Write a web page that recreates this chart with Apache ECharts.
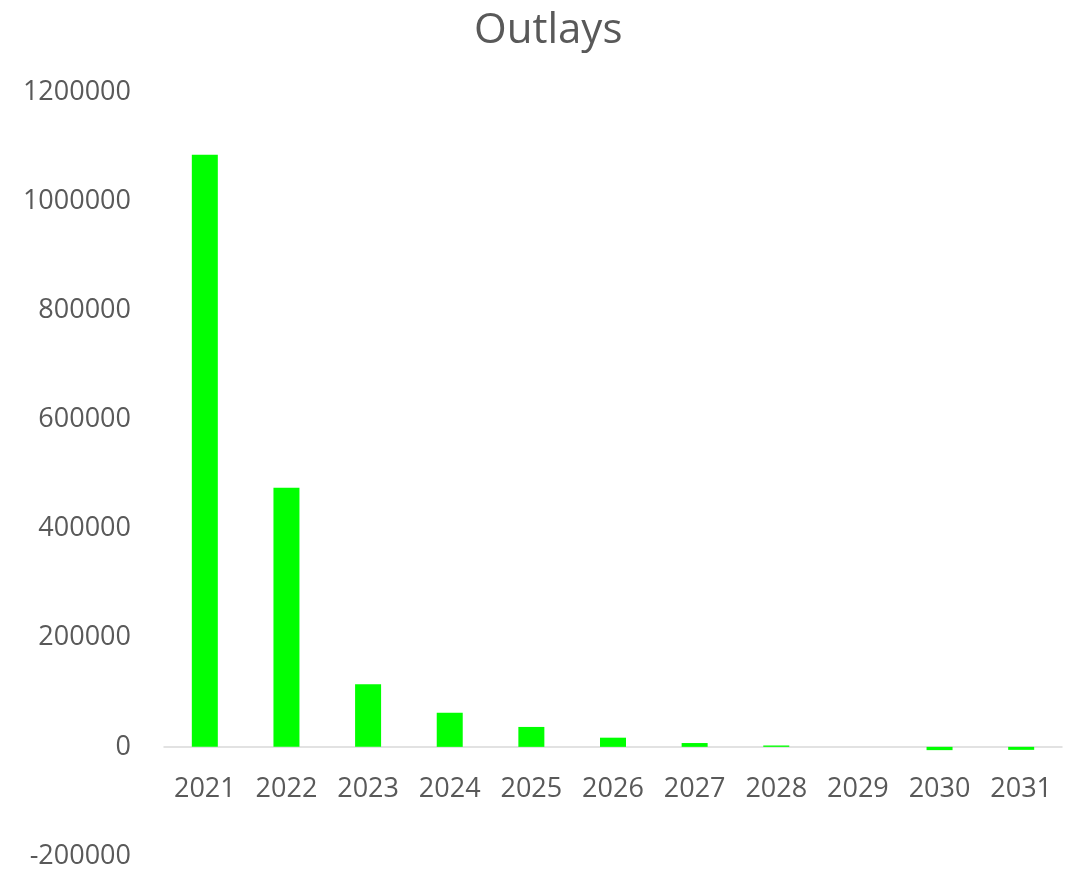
<!DOCTYPE html>
<html>
<head>
<meta charset="utf-8">
<title>Outlays</title>
<script src="https://cdn.jsdelivr.net/npm/echarts@6/dist/echarts.min.js"></script>
<style>
  html, body { margin: 0; padding: 0; background: #fff; }
  #chart { width: 1076px; height: 870px; }
</style>
</head>
<body>
<div id="chart"></div>
<script>
// Outlays by fiscal year
const years = ['2021', '2022', '2023', '2024', '2025', '2026', '2027', '2028', '2029', '2030', '2031'];
const outlays = [1085000, 475000, 114500, 62500, 36500, 16800, 7000, 2500, 0, -6000, -5500];
const yTicks = { min: -200000, max: 1200000, step: 200000 };

const textColor = '#595959';
const fontFamily = '"Open Sans", "Liberation Sans", sans-serif';

const gridBox = { left: 164, right: 14, top: 92, bottom: 14 };
const plotHeight = 870 - gridBox.top - gridBox.bottom;
// Category axis sits on the zero line: shift it up from the grid bottom
const zeroOffset = plotHeight * (0 - yTicks.min) / (yTicks.max - yTicks.min);

const chart = echarts.init(document.getElementById('chart'), null, { renderer: 'canvas' });
chart.setOption({
  backgroundColor: '#ffffff',
  animation: false,
  title: {
    text: 'Outlays',
    left: 469,
    top: 5,
    textStyle: { color: textColor, fontFamily: fontFamily, fontSize: 42, fontWeight: 'normal' }
  },
  grid: Object.assign({ containLabel: false, outerBoundsMode: 'none' }, gridBox),
  xAxis: {
    type: 'category',
    data: years,
    position: 'bottom',
    offset: -zeroOffset,
    axisLine: { onZero: false, lineStyle: { color: '#d9d9d9', width: 1.5 } },
    axisTick: { show: false },
    axisLabel: { color: textColor, fontFamily: fontFamily, fontSize: 27, margin: 29 }
  },
  yAxis: {
    type: 'value',
    min: yTicks.min,
    max: yTicks.max,
    interval: yTicks.step,
    axisLine: { show: false },
    axisTick: { show: false },
    splitLine: { show: false },
    axisLabel: {
      color: textColor, fontFamily: fontFamily, fontSize: 27, margin: 33,
      formatter: (v) => String(v)
    }
  },
  series: [{
    type: 'bar',
    data: outlays,
    barWidth: 26,
    itemStyle: { color: '#00ff00' }
  }]
});
</script>
</body>
</html>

§ **WHAT YOU WILL DO**: Return the material line for line, from its beginning to the line that contains "1200000, step: 200000", with the pictures left out.

§ **OUTPUT OF THE TASK**:
Write a web page that recreates this chart with Apache ECharts.
<!DOCTYPE html>
<html>
<head>
<meta charset="utf-8">
<title>Outlays</title>
<script src="https://cdn.jsdelivr.net/npm/echarts@6/dist/echarts.min.js"></script>
<style>
  html, body { margin: 0; padding: 0; background: #fff; }
  #chart { width: 1076px; height: 870px; }
</style>
</head>
<body>
<div id="chart"></div>
<script>
// Outlays by fiscal year
const years = ['2021', '2022', '2023', '2024', '2025', '2026', '2027', '2028', '2029', '2030', '2031'];
const outlays = [1085000, 475000, 114500, 62500, 36500, 16800, 7000, 2500, 0, -6000, -5500];
const yTicks = { min: -200000, max: 1200000, step: 200000 };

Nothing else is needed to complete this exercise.